For lifestyle buyers, that familiarity helps reduce friction. For investors, it often supports better occupancy potential and easier property management. For families and remote workers, it can mean better access to schools, wellness amenities, and day-to-day convenience.
This is where local guidance becomes especially valuable. A polished listing can tell you what a home looks like. It cannot always tell you how the neighborhood feels in low season, whether the building is well run, or if a property is truly positioned for your goals. A brokerage with deep regional specialization, such as Linda Bahar Realty Group, can often help buyers see the difference between a beautiful option and the right one.
Due Diligence Is Where Safety Is Won
If you want a practical answer to whether it is safe to buy property in Dominican Republic, this is it: the process matters more than the headline.
A careful buyer works with qualified local professionals, verifies title and taxes, reviews contracts thoroughly, and investigates the property beyond the photos. That includes understanding monthly fees, utility setup, building rules, insurance considerations, and the local resale or rental market.
For condos, buyers should also examine how the property is managed. A gorgeous unit in a poorly maintained building can become a frustrating asset. For villas, maintenance planning matters even more, especially if you will not live there full time. Ocean air, tropical weather, and landscape upkeep all affect carrying costs.
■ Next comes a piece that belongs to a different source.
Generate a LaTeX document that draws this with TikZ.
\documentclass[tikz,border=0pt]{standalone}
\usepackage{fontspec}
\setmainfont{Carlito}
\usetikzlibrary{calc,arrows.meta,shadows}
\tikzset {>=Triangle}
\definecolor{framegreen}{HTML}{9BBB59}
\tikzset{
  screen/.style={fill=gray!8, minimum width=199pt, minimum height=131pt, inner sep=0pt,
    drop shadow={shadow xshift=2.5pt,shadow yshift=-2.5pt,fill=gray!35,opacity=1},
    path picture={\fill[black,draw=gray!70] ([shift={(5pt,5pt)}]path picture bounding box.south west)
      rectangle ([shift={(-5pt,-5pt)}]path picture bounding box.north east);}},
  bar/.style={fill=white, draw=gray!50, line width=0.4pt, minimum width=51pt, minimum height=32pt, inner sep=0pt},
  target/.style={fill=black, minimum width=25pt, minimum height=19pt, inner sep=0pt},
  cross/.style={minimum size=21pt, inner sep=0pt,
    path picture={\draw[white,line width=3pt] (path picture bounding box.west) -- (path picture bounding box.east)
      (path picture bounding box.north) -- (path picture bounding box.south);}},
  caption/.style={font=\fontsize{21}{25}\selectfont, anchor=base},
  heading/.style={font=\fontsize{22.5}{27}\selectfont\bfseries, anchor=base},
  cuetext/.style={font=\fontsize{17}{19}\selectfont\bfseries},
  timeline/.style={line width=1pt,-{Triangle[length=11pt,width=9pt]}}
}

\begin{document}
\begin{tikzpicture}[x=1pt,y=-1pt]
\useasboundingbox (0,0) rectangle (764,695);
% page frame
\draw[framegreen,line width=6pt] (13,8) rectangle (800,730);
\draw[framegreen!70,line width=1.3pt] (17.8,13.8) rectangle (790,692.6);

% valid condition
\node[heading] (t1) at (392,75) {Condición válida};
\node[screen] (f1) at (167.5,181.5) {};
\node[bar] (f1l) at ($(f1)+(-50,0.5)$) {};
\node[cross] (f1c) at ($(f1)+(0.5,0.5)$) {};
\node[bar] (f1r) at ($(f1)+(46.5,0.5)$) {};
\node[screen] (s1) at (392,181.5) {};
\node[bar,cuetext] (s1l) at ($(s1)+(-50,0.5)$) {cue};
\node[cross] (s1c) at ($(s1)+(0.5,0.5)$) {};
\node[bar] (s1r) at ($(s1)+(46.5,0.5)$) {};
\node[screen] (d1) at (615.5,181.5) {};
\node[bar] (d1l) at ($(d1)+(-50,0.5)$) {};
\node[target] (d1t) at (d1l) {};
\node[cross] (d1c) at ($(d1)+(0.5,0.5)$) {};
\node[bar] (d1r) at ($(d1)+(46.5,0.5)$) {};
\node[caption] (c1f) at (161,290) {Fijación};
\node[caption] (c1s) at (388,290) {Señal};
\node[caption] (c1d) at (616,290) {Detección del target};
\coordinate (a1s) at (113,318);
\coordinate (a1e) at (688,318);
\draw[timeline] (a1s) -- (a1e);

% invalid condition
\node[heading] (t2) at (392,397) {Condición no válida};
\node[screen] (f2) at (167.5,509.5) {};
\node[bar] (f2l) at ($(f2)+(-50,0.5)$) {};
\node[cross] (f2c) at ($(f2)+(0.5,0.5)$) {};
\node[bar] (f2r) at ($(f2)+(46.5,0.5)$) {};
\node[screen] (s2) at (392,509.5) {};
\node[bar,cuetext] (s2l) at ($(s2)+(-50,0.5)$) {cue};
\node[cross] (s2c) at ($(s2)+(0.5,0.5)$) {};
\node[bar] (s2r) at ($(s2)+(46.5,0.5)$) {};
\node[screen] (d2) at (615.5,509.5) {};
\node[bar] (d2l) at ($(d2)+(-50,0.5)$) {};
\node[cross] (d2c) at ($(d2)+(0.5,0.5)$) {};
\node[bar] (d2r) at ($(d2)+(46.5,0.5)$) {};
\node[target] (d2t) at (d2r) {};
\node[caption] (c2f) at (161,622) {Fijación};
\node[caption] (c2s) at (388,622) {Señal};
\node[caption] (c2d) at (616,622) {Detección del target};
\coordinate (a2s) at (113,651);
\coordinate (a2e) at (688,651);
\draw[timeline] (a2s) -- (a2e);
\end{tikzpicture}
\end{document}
For land or development parcels, patience is essential. Access roads, zoning realities, infrastructure, and topography can shape the true value of a purchase. Raw land can offer excellent upside, but only when the fundamentals support your plan.
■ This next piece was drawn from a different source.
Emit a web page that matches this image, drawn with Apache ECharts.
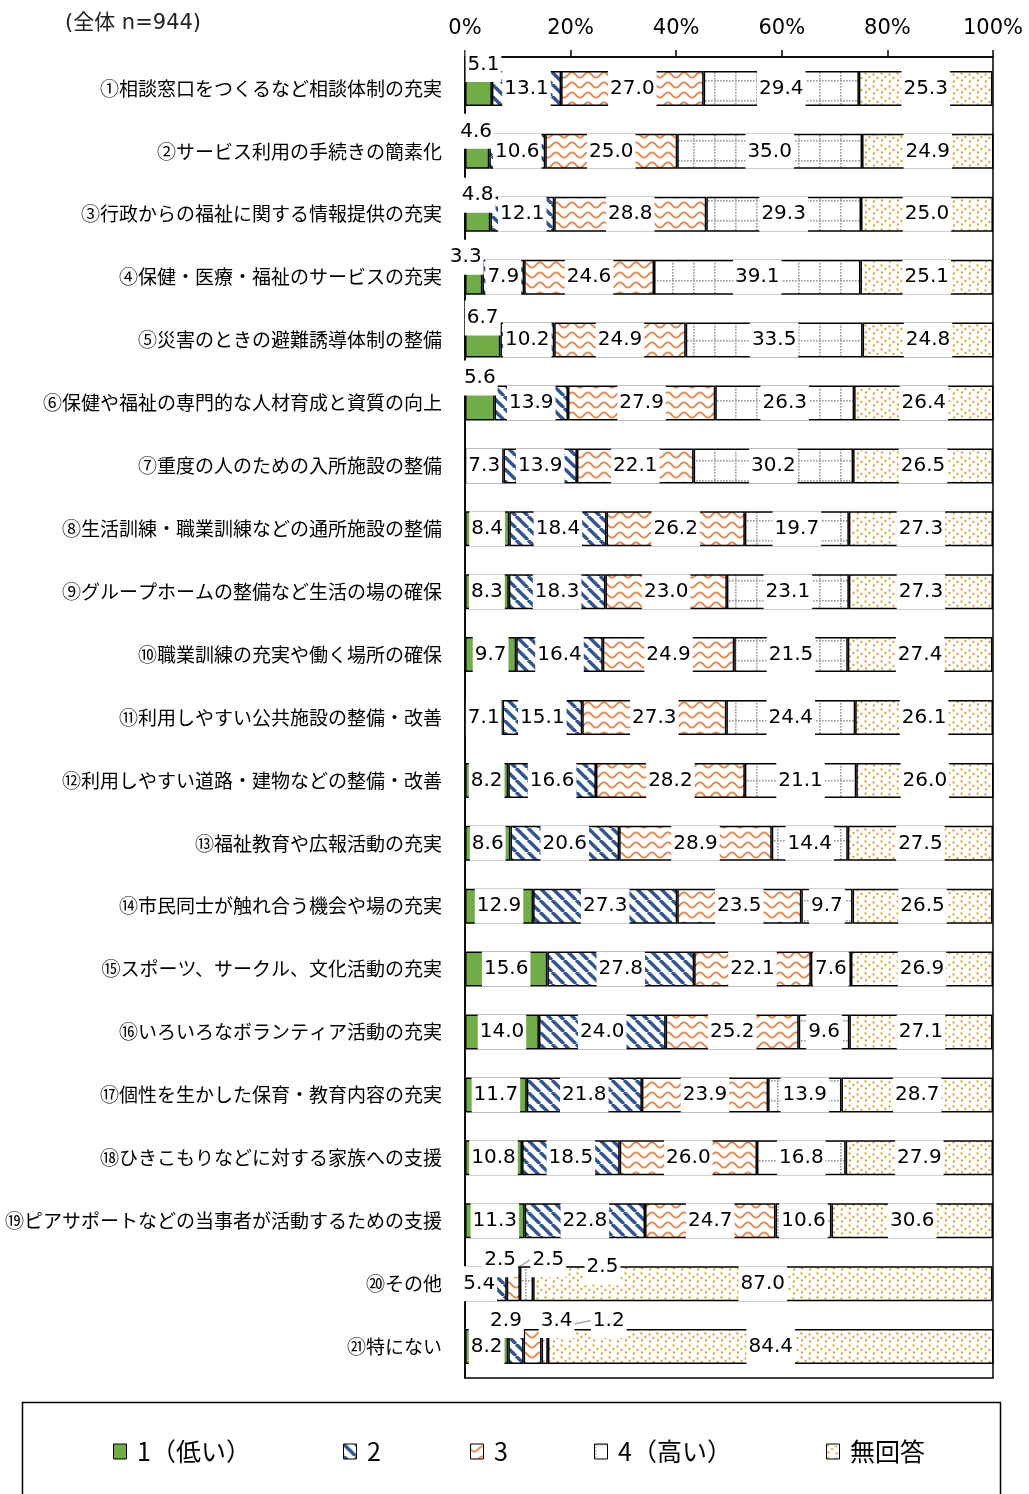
<!DOCTYPE html>
<html lang="ja">
<head>
<meta charset="utf-8">
<title>福祉施策の重要度</title>
<script src="https://cdn.jsdelivr.net/npm/echarts/dist/echarts.min.js"></script>
<style>
  html, body { margin: 0; padding: 0; background: #fff; }
  #chart { width: 1029px; height: 1494px; }
</style>
</head>
<body>
<div id="chart"></div>
<script>
// 施策ごとの評価（全体 n=944、単位 %）
const categories = [
  '①相談窓口をつくるなど相談体制の充実',
  '②サービス利用の手続きの簡素化',
  '③行政からの福祉に関する情報提供の充実',
  '④保健・医療・福祉のサービスの充実',
  '⑤災害のときの避難誘導体制の整備',
  '⑥保健や福祉の専門的な人材育成と資質の向上',
  '⑦重度の人のための入所施設の整備',
  '⑧生活訓練・職業訓練などの通所施設の整備',
  '⑨グループホームの整備など生活の場の確保',
  '⑩職業訓練の充実や働く場所の確保',
  '⑪利用しやすい公共施設の整備・改善',
  '⑫利用しやすい道路・建物などの整備・改善',
  '⑬福祉教育や広報活動の充実',
  '⑭市民同士が触れ合う機会や場の充実',
  '⑮スポーツ、サークル、文化活動の充実',
  '⑯いろいろなボランティア活動の充実',
  '⑰個性を生かした保育・教育内容の充実',
  '⑱ひきこもりなどに対する家族への支援',
  '⑲ピアサポートなどの当事者が活動するための支援',
  '⑳その他',
  '㉑特にない'
];
const seriesNames = ['1（低い）', '2', '3', '4（高い）', '無回答'];
const level1 = [5.1, 4.6, 4.8, 3.3, 6.7, 5.6, 7.3, 8.4, 8.3, 9.7, 7.1, 8.2, 8.6, 12.9, 15.6, 14.0, 11.7, 10.8, 11.3, 5.4, 8.2];
const level2 = [13.1, 10.6, 12.1, 7.9, 10.2, 13.9, 13.9, 18.4, 18.3, 16.4, 15.1, 16.6, 20.6, 27.3, 27.8, 24.0, 21.8, 18.5, 22.8, 2.5, 2.9];
const level3 = [27.0, 25.0, 28.8, 24.6, 24.9, 27.9, 22.1, 26.2, 23.0, 24.9, 27.3, 28.2, 28.9, 23.5, 22.1, 25.2, 23.9, 26.0, 24.7, 2.5, 3.4];
const level4 = [29.4, 35.0, 29.3, 39.1, 33.5, 26.3, 30.2, 19.7, 23.1, 21.5, 24.4, 21.1, 14.4, 9.7, 7.6, 9.6, 13.9, 16.8, 10.6, 2.5, 1.2];
const noAnswer = [25.3, 24.9, 25.0, 25.1, 24.8, 26.4, 26.5, 27.3, 27.3, 27.4, 26.1, 26.0, 27.5, 26.5, 26.9, 27.1, 28.7, 27.9, 30.6, 87.0, 84.4];
const xTicks = [0, 20, 40, 60, 80, 100];

// 細いセグメントのラベルはバーの上へずらす（series-dataIndex → [dx, dy]）
const labelShift = {
  '0-0': [5, -24], '0-1': [-1, -20], '0-2': [0, -19], '0-3': [-8, -20], '0-4': [0, -22], '0-5': [0, -25],
  '1-19': [0, -24], '2-19': [35, -24], '3-19': [76, -17],
  '1-20': [-10, -26], '2-20': [24, -26], '3-20': [64, -26]
};
const leaderLines = ['2-19', '3-19', '3-20'];

// ---- 塗りパターン ----
function tile(w, h, draw) {
  const c = document.createElement('canvas');
  c.width = w; c.height = h;
  const ctx = c.getContext('2d');
  ctx.fillStyle = '#fff';
  ctx.fillRect(0, 0, w, h);
  draw(ctx, w, h);
  return { image: c, repeat: 'repeat' };
}
const stripeFill = tile(12, 12, (ctx, w) => {
  ctx.strokeStyle = '#2F5597';
  ctx.lineWidth = 3.4;
  for (const x0 of [-w, 0, w]) {
    ctx.beginPath(); ctx.moveTo(x0, 0); ctx.lineTo(x0 + w, w); ctx.stroke();
  }
});
const waveFill = tile(16, 10, (ctx, w, h) => {
  ctx.strokeStyle = '#EC8444';
  ctx.lineWidth = 1.8;
  ctx.beginPath();
  for (let x = -1; x <= w + 1; x += 0.5) {
    const y = h / 2 + 2.6 * Math.sin(2 * Math.PI * x / w);
    if (x === -1) ctx.moveTo(x, y); else ctx.lineTo(x, y);
  }
  ctx.stroke();
});
const gridFill = tile(21, 20, (ctx, w, h) => {
  ctx.fillStyle = '#999';
  for (let x = 0; x < w; x += 3) ctx.fillRect(x, 0, 1.6, 1.6);
  for (let y = 0; y < h; y += 3) ctx.fillRect(0, y, 1.6, 1.6);
});
const dotFill = tile(16, 12, (ctx) => {
  ctx.fillStyle = '#DCA62E';
  [[1.5, 1.5], [9.5, 2.5], [5.5, 5], [13.5, 6], [2, 8.5], [10, 9.5]].forEach(([x, y]) => {
    ctx.beginPath(); ctx.arc(x, y, 1.15, 0, Math.PI * 2); ctx.fill();
  });
});
const fills = ['#70AD47', stripeFill, waveFill, gridFill, dotFill];
const values = [level1, level2, level3, level4, noAnswer];

const numFont = "'DejaVu Sans', 'Noto Sans CJK JP', sans-serif";
const jpFont = "'Noto Sans CJK JP', sans-serif";

const series = values.map((arr, si) => ({
  name: seriesNames[si],
  type: 'bar',
  stack: 'total',
  barWidth: 35,
  itemStyle: { color: fills[si], borderColor: '#000', borderWidth: 1.5 },
  label: {
    show: true,
    position: 'inside',
    color: '#000',
    fontFamily: numFont,
    fontSize: 20,
    lineHeight: 23,
    backgroundColor: '#fff',
    padding: [6, 2, 6, 2],
    formatter: p => Number(p.value).toFixed(1)
  },
  labelLine: { show: false, lineStyle: { color: '#a6a6a6', width: 1.5 } },
  labelLayout: p => {
    const s = labelShift[p.seriesIndex + '-' + p.dataIndex];
    return s ? { dx: s[0], dy: s[1] } : {};
  },
  data: arr.map((v, di) => leaderLines.includes(si + '-' + di)
    ? { value: v, labelLine: { show: true, lineStyle: { color: '#a6a6a6', width: 1.5 } } }
    : v)
}));

// 凡例は項目ごとに配置
const legendLeft = [113, 343, 470, 594, 826];
const legends = seriesNames.map((n, i) => ({
  data: [n],
  left: legendLeft[i],
  top: 1439,
  padding: 0,
  itemWidth: 13,
  itemHeight: 15,
  icon: 'rect',
  selectedMode: false,
  itemStyle: { borderColor: '#000', borderWidth: 1 },
  formatter: name => ' ' + name,
  textStyle: { fontFamily: jpFont, fontSize: 25, color: '#000' }
}));

const chart = echarts.init(document.getElementById('chart'), null, { renderer: 'canvas' });
chart.setOption({
  backgroundColor: '#fff',
  animation: false,
  title: {
    text: '(全体 n=944)',
    left: 60, top: 8,
    textStyle: { fontFamily: numFont, fontSize: 21, fontWeight: 'normal', color: '#222' }
  },
  legend: legends,
  grid: {
    left: 465, right: 36, top: 57, bottom: 116,
    show: true, borderColor: '#000', borderWidth: 1.5, backgroundColor: 'transparent'
  },
  xAxis: {
    type: 'value',
    position: 'top',
    min: xTicks[0], max: xTicks[xTicks.length - 1], interval: xTicks[1] - xTicks[0],
    axisLine: { show: true, lineStyle: { color: '#000', width: 1.5 } },
    axisTick: { show: true, length: 7, lineStyle: { color: '#000', width: 1.5 } },
    splitLine: { show: false },
    axisLabel: { formatter: '{value}%', fontFamily: numFont, fontSize: 21, color: '#000', margin: 18 }
  },
  yAxis: {
    type: 'category',
    inverse: true,
    data: categories,
    axisLine: { show: true, lineStyle: { color: '#000', width: 1.5 } },
    axisTick: { show: false },
    axisLabel: { fontFamily: jpFont, fontSize: 19, color: '#000', margin: 23 }
  },
  graphic: [{
    type: 'rect',
    shape: { x: 22.5, y: 1402.5, width: 978, height: 120 },
    style: { fill: 'none', stroke: '#000', lineWidth: 1.5 },
    silent: true
  }],
  series: series
});
</script>
</body>
</html>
Safety and Investment Potential Are Related, but Not the Same
Many buyers ask about safety because they are really asking whether the purchase is financially sensible. Those are related questions, but they are not identical.
A legally safe property can still be a weak investment if it is overpriced, hard to rent, or located in an area with limited demand. On the other hand, a strong investment property still needs legal and operational clarity. Rental income does not fix title issues, bad construction, or a confusing ownership structure.
The best purchases usually balance both sides. They offer a lifestyle you genuinely want and fundamentals that make sense. That might mean a turnkey condo near the beach with short-term rental appeal, a family villa in a secure community, a multi-unit building with income history, or a parcel of land in a growth corridor with clear development logic.
That balance is one reason the Dominican Republic remains attractive. Buyers can still find a range of entry points, from value-driven condos to high-end oceanfront homes, while benefiting from tourism demand, second-home interest, and the appeal of year-round Caribbean living.
So, Should You Feel Comfortable Buying?
Yes, if you approach it with the same seriousness you would give any meaningful international investment. The Dominican Republic is not a market to fear, but it is a market to respect. Buyers who treat the process professionally often find exactly what they came for – a home in paradise, an income-producing asset, or a long-term place to build a freer and more natural life.
The right purchase should feel exciting, but it should also feel clear. When the title is verified, the numbers make sense, the location fits your goals, and the property has been properly vetted, confidence replaces hesitation.
Paradise is at its best when it is backed by smart decisions. If you are considering a home, condo, villa, land parcel, or investment property in the Dominican Republic, take your time, ask better questions, and let the process protect the dream.